--- DATA EXCERPT ---
******
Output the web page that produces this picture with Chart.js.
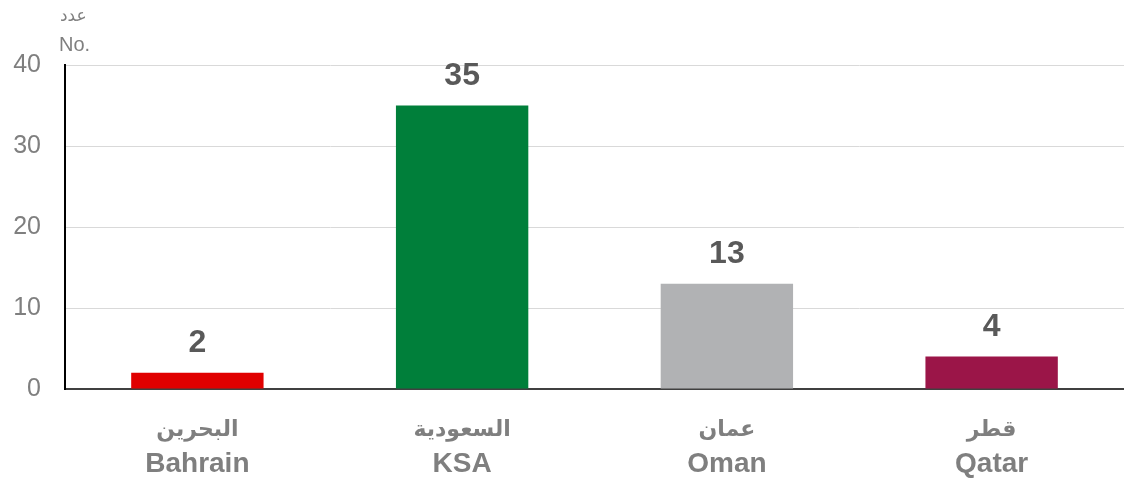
<!DOCTYPE html>
<html>
<head>
<meta charset="utf-8">
<script src="https://cdn.jsdelivr.net/npm/chart.js@4/dist/chart.umd.min.js"></script>
<style>
html,body{margin:0;padding:0;background:#fff;}
#wrap{width:1124px;height:479px;position:relative;}
</style>
</head>
<body>
<div id="wrap"><canvas id="c" width="1124" height="479"></canvas></div>
<script>
const categoriesAr = ["البحرين", "السعودية", "عمان", "قطر"];
const categoriesEn = ["Bahrain", "KSA", "Oman", "Qatar"];
const values = [2, 35, 13, 4];
const barColors = ["#e00000", "#007f3a", "#b1b2b4", "#9b1548"];
const yTicks = [0, 10, 20, 30, 40];
const axisTitleAr = "عدد";
const axisTitleEn = "No.";

const FONT = "'Liberation Sans', Arial, sans-serif";
const FONT_AR = "'DejaVu Sans', sans-serif";

const labelsPlugin = {
  id: 'labelsPlugin',
  afterDatasetsDraw(chart) {
    const ctx = chart.ctx;
    const meta = chart.getDatasetMeta(0);
    const xs = chart.scales.x;
    ctx.save();
    // value labels
    ctx.fillStyle = '#595959';
    ctx.font = 'bold 32px ' + FONT;
    ctx.textAlign = 'center';
    ctx.textBaseline = 'alphabetic';
    meta.data.forEach((bar, i) => {
      ctx.fillText(String(values[i]), bar.x, bar.y - 21);
    });
    // category labels (two lines)
    ctx.fillStyle = '#7f7f7f';
    categoriesEn.forEach((en, i) => {
      const x = xs.getPixelForTick(i);
      ctx.font = 'bold 22px ' + FONT_AR;
      ctx.fillText(categoriesAr[i], x, 436);
      ctx.font = 'bold 28px ' + FONT;
      ctx.fillText(en, x, 472);
    });
    // axis title
    ctx.textAlign = 'left';
    ctx.font = '17px ' + FONT_AR;
    ctx.fillText(axisTitleAr, 60, 21);
    ctx.font = '20px ' + FONT;
    ctx.fillText(axisTitleEn, 59, 51);
    ctx.restore();
  }
};

new Chart(document.getElementById('c'), {
  type: 'bar',
  data: {
    labels: categoriesEn,
    datasets: [{
      data: values,
      backgroundColor: barColors,
      borderWidth: 0,
      categoryPercentage: 1.0,
      barPercentage: 0.5
    }]
  },
  options: {
    responsive: false,
    animation: false,
    devicePixelRatio: 1,
    layout: { padding: { top: 65, right: -6, bottom: 90, left: 0 } },
    plugins: { legend: { display: false }, tooltip: { enabled: false } },
    scales: {
      x: {
        grid: { display: false, drawTicks: false },
        border: { display: true, color: '#404040', width: 2 },
        ticks: { display: false }
      },
      y: {
        min: 0, max: 40,
        afterBuildTicks(scale) { scale.ticks = yTicks.map(v => ({ value: v })); },
        afterFit(scale) { scale.width = 65; },
        grid: { color: '#d9d9d9', lineWidth: 1, drawTicks: false },
        border: { display: true, color: '#000000', width: 2 },
        ticks: {
          color: '#7f7f7f',
          font: { family: FONT, size: 25 },
          padding: 24
        }
      }
    }
  },
  plugins: [labelsPlugin]
});
</script>
</body>
</html>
******
Quote in full the listing given above; the images are to be left out.

Output the web page that produces this picture with Chart.js.
<!DOCTYPE html>
<html>
<head>
<meta charset="utf-8">
<script src="https://cdn.jsdelivr.net/npm/chart.js@4/dist/chart.umd.min.js"></script>
<style>
html,body{margin:0;padding:0;background:#fff;}
#wrap{width:1124px;height:479px;position:relative;}
</style>
</head>
<body>
<div id="wrap"><canvas id="c" width="1124" height="479"></canvas></div>
<script>
const categoriesAr = ["البحرين", "السعودية", "عمان", "قطر"];
const categoriesEn = ["Bahrain", "KSA", "Oman", "Qatar"];
const values = [2, 35, 13, 4];
const barColors = ["#e00000", "#007f3a", "#b1b2b4", "#9b1548"];
const yTicks = [0, 10, 20, 30, 40];
const axisTitleAr = "عدد";
const axisTitleEn = "No.";

const FONT = "'Liberation Sans', Arial, sans-serif";
const FONT_AR = "'DejaVu Sans', sans-serif";

const labelsPlugin = {
  id: 'labelsPlugin',
  afterDatasetsDraw(chart) {
    const ctx = chart.ctx;
    const meta = chart.getDatasetMeta(0);
    const xs = chart.scales.x;
    ctx.save();
    // value labels
    ctx.fillStyle = '#595959';
    ctx.font = 'bold 32px ' + FONT;
    ctx.textAlign = 'center';
    ctx.textBaseline = 'alphabetic';
    meta.data.forEach((bar, i) => {
      ctx.fillText(String(values[i]), bar.x, bar.y - 21);
    });
    // category labels (two lines)
    ctx.fillStyle = '#7f7f7f';
    categoriesEn.forEach((en, i) => {
      const x = xs.getPixelForTick(i);
      ctx.font = 'bold 22px ' + FONT_AR;
      ctx.fillText(categoriesAr[i], x, 436);
      ctx.font = 'bold 28px ' + FONT;
      ctx.fillText(en, x, 472);
    });
    // axis title
    ctx.textAlign = 'left';
    ctx.font = '17px ' + FONT_AR;
    ctx.fillText(axisTitleAr, 60, 21);
    ctx.font = '20px ' + FONT;
    ctx.fillText(axisTitleEn, 59, 51);
    ctx.restore();
  }
};

new Chart(document.getElementById('c'), {
  type: 'bar',
  data: {
    labels: categoriesEn,
    datasets: [{
      data: values,
      backgroundColor: barColors,
      borderWidth: 0,
      categoryPercentage: 1.0,
      barPercentage: 0.5
    }]
  },
  options: {
    responsive: false,
    animation: false,
    devicePixelRatio: 1,
    layout: { padding: { top: 65, right: -6, bottom: 90, left: 0 } },
    plugins: { legend: { display: false }, tooltip: { enabled: false } },
    scales: {
      x: {
        grid: { display: false, drawTicks: false },
        border: { display: true, color: '#404040', width: 2 },
        ticks: { display: false }
      },
      y: {
        min: 0, max: 40,
        afterBuildTicks(scale) { scale.ticks = yTicks.map(v => ({ value: v })); },
        afterFit(scale) { scale.width = 65; },
        grid: { color: '#d9d9d9', lineWidth: 1, drawTicks: false },
        border: { display: true, color: '#000000', width: 2 },
        ticks: {
          color: '#7f7f7f',
          font: { family: FONT, size: 25 },
          padding: 24
        }
      }
    }
  },
  plugins: [labelsPlugin]
});
</script>
</body>
</html>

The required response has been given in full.